Star Wars wasn’t only about anti-missile missiles, Aykroyd says: it was about particle-beam weapons and high-powered lasers that could shoot down not only enemy ballistic missiles, but also extraterrestrial spacecraft maneuvering through Earth’s atmosphere. This begs the question, he says, about the intentions of the extraterrestrials.
How advanced are they? What is their intent in penetrating our air space? Whatever their intentions, Aykroyd is not certain that all ETs are trying to take over the human race. So far, he says, “There are no projectiles being used – no weapons of mass destruction against humanity.” Perhaps, he says, “They are just tourists, curious about life and how it is evolving.”

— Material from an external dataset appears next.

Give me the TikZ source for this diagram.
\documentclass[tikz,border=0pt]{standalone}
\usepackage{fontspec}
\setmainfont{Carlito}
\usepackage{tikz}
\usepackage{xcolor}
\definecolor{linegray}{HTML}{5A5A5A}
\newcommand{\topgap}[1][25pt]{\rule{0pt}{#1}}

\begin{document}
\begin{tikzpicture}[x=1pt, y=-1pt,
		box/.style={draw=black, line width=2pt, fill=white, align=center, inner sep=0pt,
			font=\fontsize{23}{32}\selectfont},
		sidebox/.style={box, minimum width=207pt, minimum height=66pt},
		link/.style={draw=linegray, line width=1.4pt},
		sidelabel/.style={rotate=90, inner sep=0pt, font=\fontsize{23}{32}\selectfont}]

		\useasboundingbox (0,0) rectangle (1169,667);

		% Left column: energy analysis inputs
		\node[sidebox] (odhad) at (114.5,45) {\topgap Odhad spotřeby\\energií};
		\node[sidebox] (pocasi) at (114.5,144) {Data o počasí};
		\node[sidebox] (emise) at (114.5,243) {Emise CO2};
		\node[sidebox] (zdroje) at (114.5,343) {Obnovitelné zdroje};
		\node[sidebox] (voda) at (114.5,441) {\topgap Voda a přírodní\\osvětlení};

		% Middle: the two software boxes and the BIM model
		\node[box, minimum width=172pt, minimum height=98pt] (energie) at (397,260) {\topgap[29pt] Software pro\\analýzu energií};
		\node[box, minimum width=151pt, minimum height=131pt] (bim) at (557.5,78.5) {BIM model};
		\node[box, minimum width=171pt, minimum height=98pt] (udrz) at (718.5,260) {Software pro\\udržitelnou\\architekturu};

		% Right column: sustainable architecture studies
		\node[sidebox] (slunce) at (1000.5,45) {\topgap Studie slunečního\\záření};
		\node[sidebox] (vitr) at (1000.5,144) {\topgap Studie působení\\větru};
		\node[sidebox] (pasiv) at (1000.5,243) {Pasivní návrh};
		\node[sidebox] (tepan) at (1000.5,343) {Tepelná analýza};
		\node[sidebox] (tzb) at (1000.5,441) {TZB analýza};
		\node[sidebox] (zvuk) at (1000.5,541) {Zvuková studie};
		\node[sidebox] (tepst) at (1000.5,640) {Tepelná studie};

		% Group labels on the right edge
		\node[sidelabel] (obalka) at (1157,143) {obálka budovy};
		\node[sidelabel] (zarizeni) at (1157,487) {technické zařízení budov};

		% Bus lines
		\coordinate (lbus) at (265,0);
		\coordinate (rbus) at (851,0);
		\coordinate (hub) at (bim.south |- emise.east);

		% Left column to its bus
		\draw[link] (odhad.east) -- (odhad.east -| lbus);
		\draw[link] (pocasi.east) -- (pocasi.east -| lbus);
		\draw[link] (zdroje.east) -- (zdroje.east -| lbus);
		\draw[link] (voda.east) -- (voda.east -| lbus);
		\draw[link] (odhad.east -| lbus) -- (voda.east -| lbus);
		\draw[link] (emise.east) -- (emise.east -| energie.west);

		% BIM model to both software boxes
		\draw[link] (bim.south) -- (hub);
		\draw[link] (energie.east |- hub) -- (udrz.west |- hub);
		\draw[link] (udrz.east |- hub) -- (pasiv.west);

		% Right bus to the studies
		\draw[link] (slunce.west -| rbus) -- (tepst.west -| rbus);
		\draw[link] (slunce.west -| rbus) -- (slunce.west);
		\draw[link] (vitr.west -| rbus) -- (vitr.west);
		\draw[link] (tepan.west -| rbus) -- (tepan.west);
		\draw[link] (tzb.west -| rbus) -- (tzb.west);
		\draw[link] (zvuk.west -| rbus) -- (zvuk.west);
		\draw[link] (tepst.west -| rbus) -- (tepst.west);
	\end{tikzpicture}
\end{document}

Dan Aykroyd: Unplugged on UFOs contains dramatic video footage of recent UFOs in Arizona and California. These are clear images of disc-shaped UFOs, giant floating triangles, aircraft showing no FAA-mandated blinking lights, and a number of exciting UFO shots of hovering cylinders and flying rectangles.
Even a skeptical viewer is left with the impression that, absent a rational explanation, these video images constitute compelling evidence. If extraterrestrial objects are really here and are this apparent, Aykroyd wonders, where is the media, and why isn’t the government disclosing this to the public?
One of the most important prospects of UFOs and their occupants is what can we learn from them, Aykroyd suggests. Obviously they have far more advanced space technology, and propulsion systems that can go faster than light. Is this technology too advanced for us, or might we benefit from it? How will the disclosure or reverse-engineering of such technology affect humanity?
In America, Aykroyd points out, mainstream scientists and university physics professors keep laughing at the UFO phenomenon, even while UFOs are being videotaped by thousands and thousands of American witnesses.
Academic conferences shun discussion of possible UFO sightings, even when those sightings are photographed by astronomers and caught on earth-orbiting satellite cameras. While American scientists look the other way (probably because this is a taboo subject in a field heavily funded by military defense budgets), foreign scientists do not.
If the technology of UFO propulsion, whether zero-point or antigravity, is kept out of the hands of mainstream scientists by fearful government secret-keepers, how will that technology be developed? What if scientists in Russia and China study extraterrestrial technology in their universities, and make the next quantum leap in antigravity propulsion systems? Will we lose what technical superiority we may still have? Or has the exploitation of extraterrestrial technology gone so far underground that not even the president knows about it?
This, Aykroyd suggests, is a dangerous game. We exist in a paradoxical situation, he tells the viewer. With the advent of the Hubble Space Telescope, the universe has been shown to be far greater than the ancients ever imagined. But while Hubble keeps finding a bigger universe, our perspective on creation gets more and more myopic.
We are using up our planet’s natural resources at an alarming rate, and our own government is keeping the kinds of secrets that could not only stave off the inevitable depletion of resources, but also might even create new sources of energy. Although there may be many other inhabited worlds in the universe, Aykroyd says, we are the planet that produced works of genius and beauty from artists like Mozart, Beethoven, and Ray Charles.
And yet we suffer from being trapped here on this treasure of a planet, not knowing the answers to the most basic and ancient questions of human origin. The answers might be right in front of us, just waiting to be recognized.